§ **GIVEN TASK**
Find each line with the string "page" and copy it.

§ **GIVEN DATA**

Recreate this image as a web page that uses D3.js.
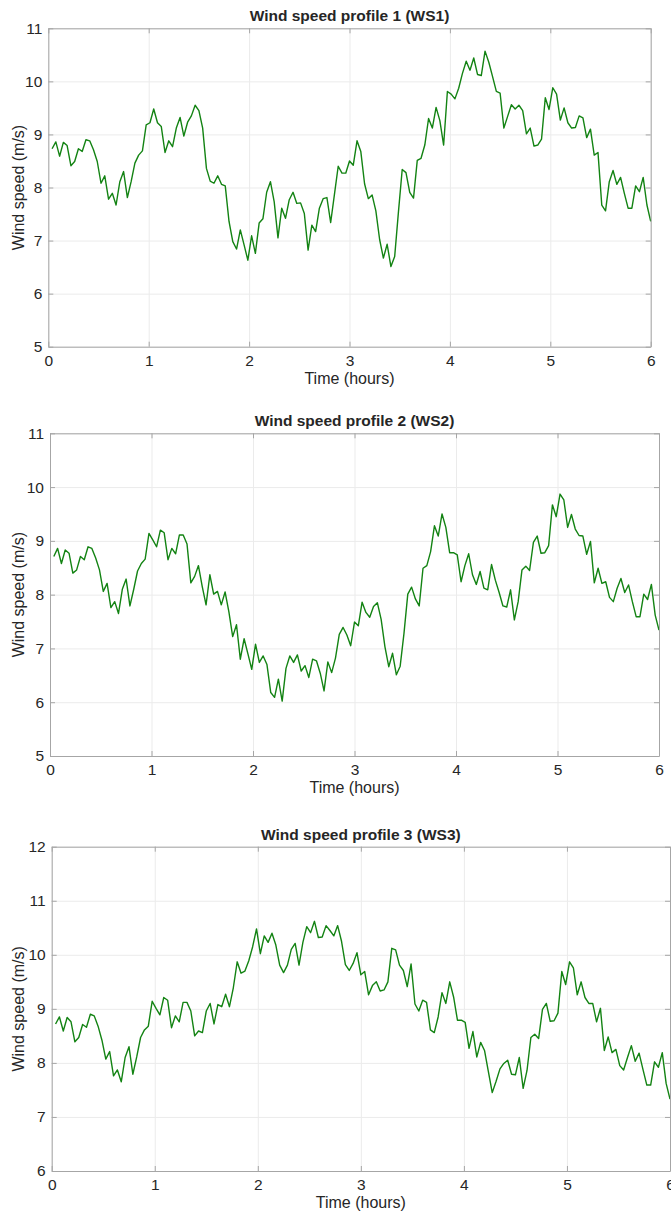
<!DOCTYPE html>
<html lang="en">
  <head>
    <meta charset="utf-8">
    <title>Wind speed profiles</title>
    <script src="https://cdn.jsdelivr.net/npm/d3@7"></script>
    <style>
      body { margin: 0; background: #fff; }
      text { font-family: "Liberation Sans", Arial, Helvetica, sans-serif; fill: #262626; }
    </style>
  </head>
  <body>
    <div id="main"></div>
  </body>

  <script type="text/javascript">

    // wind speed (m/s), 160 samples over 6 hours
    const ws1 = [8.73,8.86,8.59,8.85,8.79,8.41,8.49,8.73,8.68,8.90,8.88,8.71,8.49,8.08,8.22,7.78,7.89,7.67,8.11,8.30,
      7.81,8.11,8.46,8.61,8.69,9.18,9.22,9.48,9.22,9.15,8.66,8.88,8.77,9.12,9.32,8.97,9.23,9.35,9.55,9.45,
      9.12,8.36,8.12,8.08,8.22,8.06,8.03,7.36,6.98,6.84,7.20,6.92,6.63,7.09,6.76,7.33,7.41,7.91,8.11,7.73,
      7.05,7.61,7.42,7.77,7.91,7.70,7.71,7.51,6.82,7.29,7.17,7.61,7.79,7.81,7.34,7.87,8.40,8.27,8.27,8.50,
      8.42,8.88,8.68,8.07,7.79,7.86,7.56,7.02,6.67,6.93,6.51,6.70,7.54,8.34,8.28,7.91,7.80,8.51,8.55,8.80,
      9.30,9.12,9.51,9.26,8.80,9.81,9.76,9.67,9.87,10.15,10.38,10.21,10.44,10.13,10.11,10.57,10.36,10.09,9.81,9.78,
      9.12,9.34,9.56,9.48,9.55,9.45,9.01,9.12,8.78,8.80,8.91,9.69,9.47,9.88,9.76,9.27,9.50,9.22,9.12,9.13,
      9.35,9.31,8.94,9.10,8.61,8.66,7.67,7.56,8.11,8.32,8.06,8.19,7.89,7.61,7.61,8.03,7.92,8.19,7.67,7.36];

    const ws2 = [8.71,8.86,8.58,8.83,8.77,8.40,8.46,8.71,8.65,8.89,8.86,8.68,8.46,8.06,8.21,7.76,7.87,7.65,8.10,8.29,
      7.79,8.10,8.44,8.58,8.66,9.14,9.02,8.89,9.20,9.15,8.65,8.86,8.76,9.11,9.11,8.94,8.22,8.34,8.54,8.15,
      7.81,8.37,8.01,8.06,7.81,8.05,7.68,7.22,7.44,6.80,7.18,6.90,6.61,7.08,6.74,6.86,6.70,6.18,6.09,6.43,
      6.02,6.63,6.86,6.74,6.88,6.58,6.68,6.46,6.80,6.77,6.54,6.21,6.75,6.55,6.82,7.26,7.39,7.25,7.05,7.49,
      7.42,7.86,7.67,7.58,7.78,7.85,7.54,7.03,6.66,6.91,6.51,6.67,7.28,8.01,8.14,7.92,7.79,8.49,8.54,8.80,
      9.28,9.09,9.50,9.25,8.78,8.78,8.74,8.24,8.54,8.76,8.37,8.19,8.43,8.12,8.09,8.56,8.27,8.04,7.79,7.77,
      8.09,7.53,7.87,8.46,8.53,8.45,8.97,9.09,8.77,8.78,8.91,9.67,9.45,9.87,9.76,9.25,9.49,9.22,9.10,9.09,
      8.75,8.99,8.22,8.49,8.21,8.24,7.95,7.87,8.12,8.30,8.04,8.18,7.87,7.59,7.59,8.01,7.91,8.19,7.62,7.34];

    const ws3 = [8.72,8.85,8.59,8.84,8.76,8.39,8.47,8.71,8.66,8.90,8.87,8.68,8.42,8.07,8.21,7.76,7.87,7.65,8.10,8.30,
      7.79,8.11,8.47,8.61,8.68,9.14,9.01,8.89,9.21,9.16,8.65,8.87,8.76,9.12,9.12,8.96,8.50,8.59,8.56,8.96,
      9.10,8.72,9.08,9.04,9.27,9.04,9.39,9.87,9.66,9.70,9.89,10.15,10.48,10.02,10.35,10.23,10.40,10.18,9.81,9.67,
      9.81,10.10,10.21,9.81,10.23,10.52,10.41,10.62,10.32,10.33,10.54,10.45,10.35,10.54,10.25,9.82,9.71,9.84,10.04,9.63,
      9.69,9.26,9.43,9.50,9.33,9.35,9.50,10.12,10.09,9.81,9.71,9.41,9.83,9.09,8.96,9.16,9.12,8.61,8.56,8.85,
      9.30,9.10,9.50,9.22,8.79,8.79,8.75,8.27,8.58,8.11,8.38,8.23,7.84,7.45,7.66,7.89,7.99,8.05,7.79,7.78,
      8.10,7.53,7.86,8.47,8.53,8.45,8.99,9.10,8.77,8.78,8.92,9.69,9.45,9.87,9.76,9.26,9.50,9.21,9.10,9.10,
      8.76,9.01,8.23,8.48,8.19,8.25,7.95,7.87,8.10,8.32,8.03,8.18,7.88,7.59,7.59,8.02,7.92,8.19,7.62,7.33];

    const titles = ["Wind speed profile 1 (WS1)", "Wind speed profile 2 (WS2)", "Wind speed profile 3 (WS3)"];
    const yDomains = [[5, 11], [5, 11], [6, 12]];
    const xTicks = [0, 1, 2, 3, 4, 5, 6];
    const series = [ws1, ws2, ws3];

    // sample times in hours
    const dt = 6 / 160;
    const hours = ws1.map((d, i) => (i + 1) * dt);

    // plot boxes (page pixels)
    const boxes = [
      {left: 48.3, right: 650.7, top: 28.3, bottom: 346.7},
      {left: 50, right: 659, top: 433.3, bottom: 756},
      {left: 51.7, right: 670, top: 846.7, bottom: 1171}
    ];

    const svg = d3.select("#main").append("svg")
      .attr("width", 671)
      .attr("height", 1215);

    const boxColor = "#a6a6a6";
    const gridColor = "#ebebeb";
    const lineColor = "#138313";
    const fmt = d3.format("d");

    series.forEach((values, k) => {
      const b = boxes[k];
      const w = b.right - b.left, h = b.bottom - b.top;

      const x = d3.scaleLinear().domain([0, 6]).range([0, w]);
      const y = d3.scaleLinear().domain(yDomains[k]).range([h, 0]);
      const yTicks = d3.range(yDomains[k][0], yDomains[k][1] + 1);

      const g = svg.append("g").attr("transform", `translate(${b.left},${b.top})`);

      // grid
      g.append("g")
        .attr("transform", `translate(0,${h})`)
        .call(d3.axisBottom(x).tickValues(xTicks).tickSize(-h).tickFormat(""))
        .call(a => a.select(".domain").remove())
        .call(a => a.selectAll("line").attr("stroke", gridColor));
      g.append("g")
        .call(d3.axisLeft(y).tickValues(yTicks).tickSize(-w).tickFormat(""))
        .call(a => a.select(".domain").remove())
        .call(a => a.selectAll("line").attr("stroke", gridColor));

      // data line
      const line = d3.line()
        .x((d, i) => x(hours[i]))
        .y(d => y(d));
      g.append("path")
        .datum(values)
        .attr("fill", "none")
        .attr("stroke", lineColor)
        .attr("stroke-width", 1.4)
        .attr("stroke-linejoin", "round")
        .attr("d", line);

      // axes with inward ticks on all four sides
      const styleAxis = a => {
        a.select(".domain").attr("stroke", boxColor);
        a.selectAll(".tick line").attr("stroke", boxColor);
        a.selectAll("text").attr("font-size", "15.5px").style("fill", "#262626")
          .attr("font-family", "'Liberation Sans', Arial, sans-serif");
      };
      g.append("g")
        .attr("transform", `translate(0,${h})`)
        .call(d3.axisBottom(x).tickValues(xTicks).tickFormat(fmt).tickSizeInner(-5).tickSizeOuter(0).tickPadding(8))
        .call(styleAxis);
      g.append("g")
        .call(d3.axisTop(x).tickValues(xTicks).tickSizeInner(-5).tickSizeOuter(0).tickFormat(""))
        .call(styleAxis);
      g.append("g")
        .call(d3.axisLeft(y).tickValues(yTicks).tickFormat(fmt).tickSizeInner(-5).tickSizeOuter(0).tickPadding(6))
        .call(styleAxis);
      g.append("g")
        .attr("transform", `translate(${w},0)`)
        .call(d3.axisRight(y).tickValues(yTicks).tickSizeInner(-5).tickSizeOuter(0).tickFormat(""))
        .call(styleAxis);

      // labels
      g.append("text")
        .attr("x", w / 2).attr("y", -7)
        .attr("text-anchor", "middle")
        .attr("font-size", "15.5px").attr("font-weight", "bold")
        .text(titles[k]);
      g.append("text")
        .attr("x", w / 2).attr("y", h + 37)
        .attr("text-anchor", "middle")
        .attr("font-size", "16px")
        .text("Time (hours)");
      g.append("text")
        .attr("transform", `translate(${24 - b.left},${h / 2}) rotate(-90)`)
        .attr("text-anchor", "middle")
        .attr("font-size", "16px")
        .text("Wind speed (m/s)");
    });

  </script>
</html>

§ **SOLVED PROBLEM**
Recreate this image as a web page that uses D3.js.
    // plot boxes (page pixels)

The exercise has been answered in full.